Given this backdrop of server announcements, I wasn’t surprised that the Rambus ‘Beyond DDR4’ demonstration at ARM TechCon generated many good discussions and speculation about the future of memory subsystems in servers. Our ‘Beyond DDR4’ is a silicon demonstration showing a multi-rank, multi-DIMM configuration with data transfers up to 6.4Gbps, targeted for the next-generation server memory systems. The memory interface is more than 3x the speeds of current DIMMs that top out at 2.133Gbps, and 2x the maximum speed specified for DDR4 at 3.2Gbps. In addition to the significant performance improvements, the memory system provides a 25% improvement in power efficiency.

How is this level of performance achieved? First, the system uses low-swing single-ended signaling that is compatible with the current industry standard DDRx I/O designs. Maintaining compatibility is important to keep server memory designs on the current industry roadmap since it will not require a change to other memory solutions like hybrid memory cube (HMC) or high bandwidth memory (HBM). The system also uses dynamic point-to-point topology, which means all data signals between CPU and DRAMs are point-to-point, allowing the memory bus to run at maximum data rates even when the memory channel is fully loaded (which is not the case with multi-drop topology).

The 25% power savings is attributed to several factors. The low-swing signaling reduces the I/O power required on the interface. In addition, the design is ‘asymmetric,’ meaning that complex timing and the equalization circuits are all implemented in the PHY, thus greatly simplifying the DRAM interface and reducing cost. Removing complex timing circuits like PLLs and DLLs from the DRAM makes it extremely agile allowing it to come into and out of power down mode rapidly. Because the memory controller is the originator of all memory requests, it can implement a very aggressive and granular DRAM power management scheme.
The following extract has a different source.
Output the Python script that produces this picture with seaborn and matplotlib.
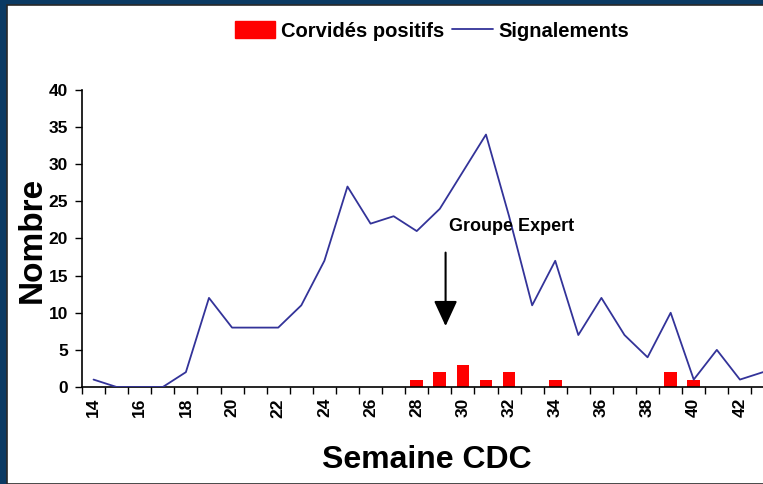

As we look to server requirements over the next five years, it is estimated that the total memory bandwidth will need to increase ~33% per year to keep pace with processor improvements. Given this projection, the DRAM would have to achieve speeds of over 12Gbs in 2020! Although this is a 4X speed increase over the current DDR4 standard, the Rambus ‘Beyond DDR4’ silicon shows traditional DRAM signaling still has plenty of headroom for growth and that these speeds are possible.